Discover more from Peter Hain
Letter to the CEO of the HSE regarding the Gleision Tragedy
Former Secretary of State for Work and Pensions Peter Hain MP has today released a letter written to the Chief Executive of the Health and Safety Executive asking for more answer on questions raised in the aftermath of the Gleision Mining tragedy.
You can read the complete letter below.
Dear Mr Myers,
RE: Gleision Mine Tragedy
I am writing as the local MP and a former Secretary of State for Department for Work and Pensions to ask for a formal report on why and how the miners involved in the Gleision tragedy came to be working in an area of the mine where the accident happened.
After looking through the reports of the trial, it is my understanding that there remains some confusion about whether or not Mine Manager Malcolm Fyfield and his colleagues were aware of the potential presence of a substantial amount of water in the mine.
Yet the morning after the disaster I was escorted through the police cordon up to the entrance of the mine, and here it was explained to me that the men were working an area from an underground road heading straight toward old mine workings where, very clearly on the mine map presented to me by the Mines Inspector was marked ‘underground water’.
During the trial I noticed that Fyfield appeared unaware of the existence of this map, and denied that he had been warned of the potential for water in the mine, while two former surveyors of the mine disagreed about the extent to which it had been mapped. Lee Jeffrey Reynolds said he quit the mine in frustration because he had not been able to do his job; however John Brosnan claimed that he had discussions with Fyfield warning him about the need for a Precaution Against Inrush scheme before mining the old workings.
This raises a number of questions which require answers:
1 – Can you confirm for me when the last comprehensive map of the mine was produced? Was this the one I was shown?

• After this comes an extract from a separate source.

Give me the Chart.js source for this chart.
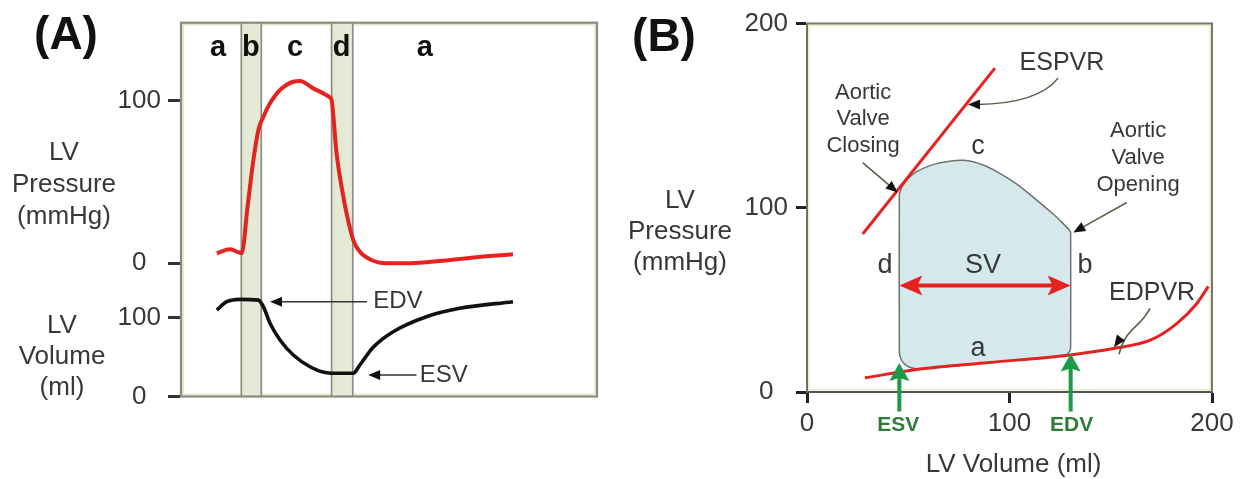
<!DOCTYPE html>
<html>
<head>
<meta charset="utf-8">
<script src="https://cdn.jsdelivr.net/npm/chart.js@4.4.1/dist/chart.umd.min.js"></script>
<style>
  html, body { margin: 0; padding: 0; background: #fff; }
  #wrap { position: relative; width: 1242px; height: 479px; overflow: hidden; }
  canvas { position: absolute; top: 0; }
  #cycle { left: 0; }
  #loop { left: 600px; }
</style>
</head>
<body>
<div id="wrap">
  <canvas id="cycle" width="600" height="479"></canvas>
  <canvas id="loop" width="642" height="479"></canvas>
</div>
<script>
// ---------- (A) LV pressure and volume through one beat (time in ms) ----------
const pressureTime = [86, 118, 146, 160, 174, 186, 198, 214, 238, 270, 286, 318, 358, 362, 374, 386, 398, 414, 430, 454, 494, 550, 630, 710, 798];
const pressureMmHg = [6.2, 8.6, 6.2, 34.8, 63.5, 82, 90.2, 98.4, 106.6, 111.7, 112.1, 107.6, 102, 100.4, 67.6, 47.1, 30.7, 14.3, 7.1, 2.5, 0, 0, 1.6, 3.7, 5.5];
const volumeTime = [86, 110, 142, 186, 198, 214, 238, 270, 310, 350, 380, 414, 430, 462, 510, 590, 670, 798];
const volumeMl = [109.5, 120, 123, 122, 113.7, 92.7, 71.5, 52.5, 37.7, 30.1, 29.4, 29.4, 39.9, 62.3, 82, 101, 111.6, 120];
const pressureTicksA = [0, 100];
const volumeTicksA = [0, 100];
// isovolumetric phases (shaded) and phase letters
const phaseBandStart = [145, 362];
const phaseBandEnd = [193, 413];
const phaseLetters = ['a', 'b', 'c', 'd', 'a'];
const phaseLetterTime = [89, 168, 274, 386, 586];

// ---------- (B) pressure-volume loop (filling -> ejection -> relaxation) ----------
const loopVolume = [54.8, 90, 125.9, 128.6, 129.9, 130.2, 130.2, 129.5, 126.5, 121.6, 112, 103.6, 95, 88, 82, 77.2, 72, 65.7, 60, 54.2, 50, 47, 45.6, 45.6, 46.2, 47.8, 50.4, 54.8];
const loopPressure = [12.3, 16.0, 19.7, 20.6, 22.5, 25.4, 86.6, 88.0, 91.4, 96.6, 105.5, 112.8, 118.8, 122.8, 125.0, 125.8, 125.6, 124.4, 122.6, 119.6, 116.0, 111.5, 107.4, 21.8, 18.5, 15.6, 13.6, 12.3];
const espvrVolume = [27.5, 92.8];
const espvrPressure = [85.8, 175.8];
const edpvrVolume = [28.6, 54.8, 90, 128.9, 151.3, 169.5, 182.6, 192.4, 198.2];
const edpvrPressure = [7.7, 12.3, 16.0, 20.0, 23.6, 28.1, 37.1, 47.9, 57.3];
const esvMl = 45.6;
const edvMl = 130.2;
const volumeTicksB = [0, 100, 200];
const pressureTicksB = [0, 100, 200];

const FONT = "'Liberation Sans', Arial, Helvetica, sans-serif";
Chart.defaults.font.family = FONT;

const toXY = (xs, ys) => xs.map((v, i) => ({ x: v, y: ys[i] }));

function head(ctx, tx, ty, ang, len, half, color, notch) {
  const c = Math.cos(ang), s = Math.sin(ang);
  const bx = tx - len * c, by = ty - len * s;
  const n = notch || 0;
  ctx.fillStyle = color;
  ctx.beginPath();
  ctx.moveTo(tx, ty);
  ctx.lineTo(bx - half * s, by + half * c);
  ctx.lineTo(tx - (len - n) * c, ty - (len - n) * s);
  ctx.lineTo(bx + half * s, by - half * c);
  ctx.closePath();
  ctx.fill();
}

function lines(ctx, list, cx, cy, spacing) {
  const n = list.length;
  list.forEach((s, i) => ctx.fillText(s, cx, cy + (i - (n - 1) / 2) * spacing));
}

// ---------- panel A ----------
const cycleDecor = {
  id: 'cycleDecor',
  beforeDatasetsDraw(chart) {
    const { ctx, chartArea: a, scales: { x } } = chart;
    ctx.save();
    ctx.strokeStyle = '#e6e6c8';
    ctx.lineWidth = 1.6;
    ctx.strokeRect(a.left + 2, a.top + 2, a.right - a.left - 4, a.bottom - a.top - 4);
    for (let i = 0; i < phaseBandStart.length; i++) {
      const x0 = x.getPixelForValue(phaseBandStart[i]);
      const x1 = x.getPixelForValue(phaseBandEnd[i]);
      ctx.fillStyle = '#e4ead5';
      ctx.fillRect(x0, a.top, x1 - x0, a.bottom - a.top);
      ctx.strokeStyle = '#8d8d84';
      ctx.lineWidth = 1.7;
      ctx.beginPath();
      ctx.moveTo(x0, a.top); ctx.lineTo(x0, a.bottom);
      ctx.moveTo(x1, a.top); ctx.lineTo(x1, a.bottom);
      ctx.stroke();
    }
    ctx.restore();
  },
  afterDraw(chart) {
    const { ctx, chartArea: a, scales: { x, yP, yV } } = chart;
    ctx.save();
    ctx.strokeStyle = '#8a8a7f';
    ctx.lineWidth = 2.2;
    ctx.strokeRect(a.left, a.top, a.right - a.left, a.bottom - a.top);

    ctx.textAlign = 'center';
    ctx.textBaseline = 'middle';
    ctx.fillStyle = '#111';
    ctx.font = 'bold 29px ' + FONT;
    phaseLetters.forEach((l, i) => ctx.fillText(l, x.getPixelForValue(phaseLetterTime[i]), yP.getPixelForValue(132.4)));

    ctx.fillStyle = '#111';
    ctx.font = 'bold 46px ' + FONT;
    ctx.fillText('(A)', 66, 36);

    ctx.fillStyle = '#383838';
    ctx.font = '26px ' + FONT;
    lines(ctx, ['LV', 'Pressure', '(mmHg)'], 64, yP.getPixelForValue(48), 32);
    lines(ctx, ['LV', 'Volume', '(ml)'], 62, yV.getPixelForValue(50), 31);

    // EDV / ESV pointers
    ctx.strokeStyle = '#333';
    ctx.lineWidth = 1.5;
    const eY = yV.getPixelForValue(120);
    const eTip = x.getPixelForValue(214);
    ctx.beginPath();
    ctx.moveTo(x.getPixelForValue(447), eY); ctx.lineTo(eTip + 8, eY); ctx.stroke();
    head(ctx, eTip, eY, Math.PI, 12, 5, '#111');
    const sY = yV.getPixelForValue(27.2);
    const sTip = x.getPixelForValue(450);
    ctx.beginPath();
    ctx.moveTo(x.getPixelForValue(566), sY); ctx.lineTo(sTip + 8, sY); ctx.stroke();
    head(ctx, sTip, sY, Math.PI, 12, 5, '#111');

    ctx.textAlign = 'left';
    ctx.fillStyle = '#383838';
    ctx.font = '24px ' + FONT;
    ctx.fillText('EDV', x.getPixelForValue(462), eY);
    ctx.fillText('ESV', x.getPixelForValue(574), sY);
    ctx.restore();
  }
};

const axisTicksA = {
  drawOnChartArea: false, drawTicks: true, tickLength: 13, tickWidth: 3, tickColor: '#333'
};

new Chart(document.getElementById('cycle'), {
  type: 'line',
  data: {
    datasets: [
      {
        label: 'LV Pressure', data: toXY(pressureTime, pressureMmHg), yAxisID: 'yP',
        borderColor: '#e42320', borderWidth: 4, pointRadius: 0, fill: false,
        cubicInterpolationMode: 'monotone'
      },
      {
        label: 'LV Volume', data: toXY(volumeTime, volumeMl), yAxisID: 'yV',
        borderColor: '#111', borderWidth: 3.6, pointRadius: 0, fill: false,
        cubicInterpolationMode: 'monotone'
      }
    ]
  },
  options: {
    responsive: false, animation: false, devicePixelRatio: 1,
    layout: { padding: { left: 0, right: 3, top: 22.7, bottom: 82.5 } },
    plugins: { legend: { display: false }, tooltip: { enabled: false } },
    scales: {
      x: { type: 'linear', min: 0, max: 1000, display: false },
      yP: {
        type: 'linear', position: 'left', stack: 'lv', stackWeight: 263.2, weight: 2,
        min: -13.9, max: 148,
        afterBuildTicks: s => { s.ticks = pressureTicksA.map(v => ({ value: v })); },
        afterFit: s => { s.width = 181; },
        grid: axisTicksA,
        border: { color: '#8a8a7f', width: 2.2 },
        ticks: { crossAlign: 'center', padding: 7, color: '#383838', font: { size: 26 } }
      },
      yV: {
        type: 'linear', position: 'left', stack: 'lv', stackWeight: 110.6, weight: 1,
        min: 0, max: 140,
        afterBuildTicks: s => { s.ticks = volumeTicksA.map(v => ({ value: v })); },
        afterFit: s => { s.width = 181; },
        grid: axisTicksA,
        border: { color: '#8a8a7f', width: 2.2 },
        ticks: { crossAlign: 'center', padding: 7, color: '#383838', font: { size: 26 } }
      }
    }
  },
  plugins: [cycleDecor]
});

// ---------- panel B ----------
const loopDecor = {
  id: 'loopDecor',
  beforeDatasetsDraw(chart) {
    const { ctx, chartArea: a } = chart;
    ctx.save();
    ctx.strokeStyle = '#ecebc6';
    ctx.lineWidth = 1.6;
    ctx.strokeRect(a.left + 2, a.top + 2, a.right - a.left - 4, a.bottom - a.top - 4);
    ctx.restore();
  },
  afterDraw(chart) {
    const { ctx, chartArea: a, scales: { x, y } } = chart;
    const px = v => x.getPixelForValue(v);
    const py = p => y.getPixelForValue(p);
    ctx.save();
    // frame top and right
    ctx.strokeStyle = '#75756a';
    ctx.lineWidth = 2;
    ctx.beginPath();
    ctx.moveTo(a.left, a.top); ctx.lineTo(a.right, a.top); ctx.lineTo(a.right, a.bottom);
    ctx.stroke();

    // stroke volume arrow
    const svY = py(57.8);
    const x0 = px(esvMl), x1 = px(edvMl);
    ctx.strokeStyle = '#e42320';
    ctx.lineWidth = 4;
    ctx.beginPath(); ctx.moveTo(x0 + 14, svY); ctx.lineTo(x1 - 14, svY); ctx.stroke();
    head(ctx, x0, svY, Math.PI, 23, 10, '#e42320', 5);
    head(ctx, x1, svY, 0, 23, 10, '#e42320', 5);

    // ESV / EDV markers
    const green = '#1c9a48';
    [[esvMl, 15.7], [edvMl, 20.9]].forEach(([v, tip]) => {
      const gx = px(v), ty = py(tip);
      ctx.strokeStyle = green;
      ctx.lineWidth = 4;
      ctx.beginPath(); ctx.moveTo(gx, py(-10.6)); ctx.lineTo(gx, ty + 14); ctx.stroke();
      head(ctx, gx, ty, -Math.PI / 2, 18, 10, green, 3);
    });
    ctx.fillStyle = '#2f7d3b';
    ctx.font = 'bold 21px ' + FONT;
    ctx.textAlign = 'center';
    ctx.textBaseline = 'middle';
    ctx.fillText('ESV', px(esvMl) - 1, 425);
    ctx.fillText('EDV', px(edvMl) + 1, 425);

    // loop labels
    ctx.fillStyle = '#383838';
    ctx.font = '27px ' + FONT;
    ctx.fillText('c', px(84.4), py(133.5));
    ctx.fillText('d', px(38.5), py(68.6));
    ctx.fillText('b', px(137.3), py(68.6));
    ctx.fillText('SV', px(86.9), py(68.6));
    ctx.fillText('a', px(84.4), py(23.8));

    ctx.font = '25px ' + FONT;
    ctx.fillText('ESPVR', px(125.9), py(178.4));
    ctx.fillText('EDPVR', px(170.4), py(53.5));

    ctx.font = '22px ' + FONT;
    lines(ctx, ['Aortic', 'Valve', 'Closing'], px(27.7), py(148.1), 26.7);
    lines(ctx, ['Aortic', 'Valve', 'Opening'], px(163.5), py(127.1), 26.7);

    // pointer arrows
    ctx.strokeStyle = '#5e5e48';
    ctx.lineWidth = 1.6;
    // aortic valve closing
    let sx = px(27.5), sy = py(124.5), ex = px(44.8), ey = py(108.3);
    let ang = Math.atan2(ey - sy, ex - sx);
    ctx.beginPath(); ctx.moveTo(sx, sy); ctx.lineTo(ex - 9 * Math.cos(ang), ey - 9 * Math.sin(ang)); ctx.stroke();
    head(ctx, ex, ey, ang, 12, 5, '#111');
    // aortic valve opening
    sx = px(157.9); sy = py(102.9); ex = px(131.5); ey = py(86.6);
    ang = Math.atan2(ey - sy, ex - sx);
    ctx.beginPath(); ctx.moveTo(sx, sy); ctx.lineTo(ex - 9 * Math.cos(ang), ey - 9 * Math.sin(ang)); ctx.stroke();
    head(ctx, ex, ey, ang, 12, 5, '#111');
    // ESPVR
    sx = px(124); sy = py(170.4); ex = px(79.5); ey = py(156.1);
    ctx.beginPath(); ctx.moveTo(sx, sy);
    ctx.quadraticCurveTo(px(114), py(156.5), ex + 9, ey);
    ctx.stroke();
    head(ctx, ex, ey, Math.PI, 12, 5, '#111');
    // EDPVR
    sx = px(169.4); sy = py(45.4); ex = px(151.6); ey = py(24.3);
    ctx.beginPath(); ctx.moveTo(sx, sy);
    ctx.bezierCurveTo(px(164), py(34), px(158), py(36), ex + 5, ey + 7);
    ctx.stroke();
    head(ctx, ex, ey, Math.atan2(7, -5), 12, 5, '#111');

    // panel letter and axis titles
    ctx.fillStyle = '#111';
    ctx.font = 'bold 46px ' + FONT;
    ctx.fillText('(B)', 64, 38);
    ctx.fillStyle = '#383838';
    ctx.font = '26px ' + FONT;
    lines(ctx, ['LV', 'Pressure', '(mmHg)'], 80, py(87), 31);
    ctx.fillText('LV Volume (ml)', px(102), 465);
    ctx.restore();
  }
};

const axisTicksB = {
  drawOnChartArea: false, drawTicks: true, tickLength: 11, tickWidth: 3, tickColor: '#222'
};

new Chart(document.getElementById('loop'), {
  type: 'line',
  data: {
    datasets: [
      {
        label: 'ESPVR', data: toXY(espvrVolume, espvrPressure),
        borderColor: '#e42320', borderWidth: 3, pointRadius: 0, fill: false, tension: 0
      },
      {
        label: 'EDPVR', data: toXY(edpvrVolume, edpvrPressure),
        borderColor: '#e42320', borderWidth: 3, pointRadius: 0, fill: false,
        cubicInterpolationMode: 'monotone'
      },
      {
        label: 'PV loop', data: toXY(loopVolume, loopPressure),
        borderColor: '#6f7171', borderWidth: 1.5, backgroundColor: '#d5e9ec',
        pointRadius: 0, fill: 'shape', tension: 0.1
      }
    ]
  },
  options: {
    responsive: false, animation: false, devicePixelRatio: 1,
    layout: { padding: { left: 0, right: 30, top: 22, bottom: 0 } },
    plugins: { legend: { display: false }, tooltip: { enabled: false } },
    scales: {
      x: {
        type: 'linear', min: 0, max: 200,
        afterBuildTicks: s => { s.ticks = volumeTicksB.map(v => ({ value: v })); },
        afterFit: s => { s.height = 87; },
        grid: axisTicksB,
        border: { color: '#555', width: 2 },
        ticks: { padding: 5, color: '#383838', maxRotation: 0, font: { size: 26 } }
      },
      y: {
        type: 'linear', min: 0, max: 200,
        afterBuildTicks: s => { s.ticks = pressureTicksB.map(v => ({ value: v })); },
        afterFit: s => { s.width = 207; },
        grid: axisTicksB,
        border: { color: '#6f6f63', width: 2 },
        ticks: { crossAlign: 'center', padding: 8, color: '#383838', font: { size: 26 } }
      }
    }
  },
  plugins: [loopDecor]
});
</script>
</body>
</html>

2 – Can it be confirmed that Malcolm Fyfield or anyone from the Gleision operation knew of the existence of the map I was shown by the Mines Inspector and saw it? If it was so self-evidently dangerous to proceed, and they were aware of the inherent danger of what they were trying to do, why did they do so anyway?
3 – Can anyone confirm where the water actually came from? The prosecution claimed that it had been there the entire time and that Fyfield should have been aware of it; however an expert witness for the defence, Dr Cobb, said this had not been proved and it was impossible to rule out the explanation that water was moving in the mine? In the opinion of the HSE, which explanation is closest to the truth?
4 – Why were they driving up that way when it was in precisely the opposite direction from the other side of the road which I saw was marked up as the area they were licensed to mine? Was this because it was ‘easier coal’ to extract and therefore cheaper? Were they being driven into danger and to their deaths under pressure to cut costs? Or do you agree with the explanation given by Mr Fyfield that he was seeking to drive another way out of the mine through the old workings?
As far as I can see – though I readily concede I was not able to follow the trial proceedings in great detail – none of these fundamental questions have been answered.
I would be grateful for your detailed assessment and answers in a report to me which can be given to the families and which will be published.